Stephen Clark sclark46 at earthlink.net
Sat Nov 7 02:46:08 AEST 2020


On 11/6/20 10:19 AM, Chris Torek wrote:
>>> I think you're jumping to conclusions. The importance of 80
>>> characters (for small values of 80) is that it's a comfortable text
>>> width for human eyes.
>> Exactly this.
> Yes -- this is the (or at least "an") argument for two-column text
> on wide (8.5x11 or A4, or larger) paper pages.
>
>> It's also why I'm fine with smaller screens, I tried the giant apple
>> displays and found that those required head movement along with eye
>> movement.
>> I'm lazy.
> I am too, but I still use a big screen: I just fit a lot of
> smaller windows in it. I'd like to have a literal wall screen,
> especially if I'm in an interior, windowless (as in physical glass
> windows) room, so that part of the wall could be a "window"

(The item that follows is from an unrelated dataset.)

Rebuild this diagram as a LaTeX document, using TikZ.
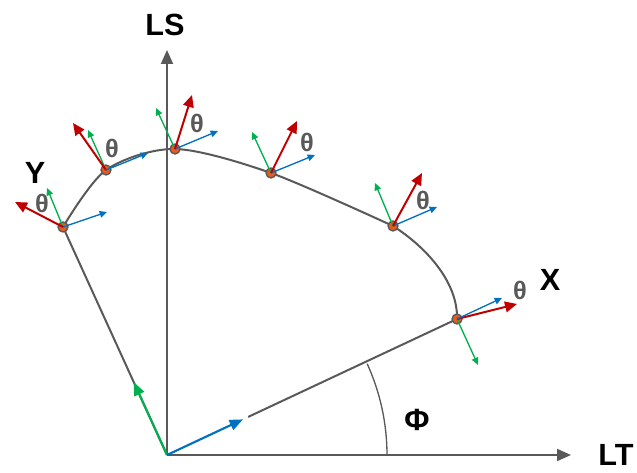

> showing a view "outside" (real time, or the ocean, or whatever)
> and other parts of the wall could be the text I'm working on/with,
> etc.
>
> (But I'll make do with these 27" 4k displays. :-) )
>
> Chris
Could the 72 characters come from the original terminal ASR 33 Teletype?

The Model 33 printed on 8.5-inch (220 mm) wide paper, supplied on continuous 
5-inch (130 mm) diameter rolls and fed via friction (instead of, e.g., tractor 
feed). It printed at a fixed 10 characters per inch, and supported 74-character 
lines,[13] although 72 characters is often commonly stated.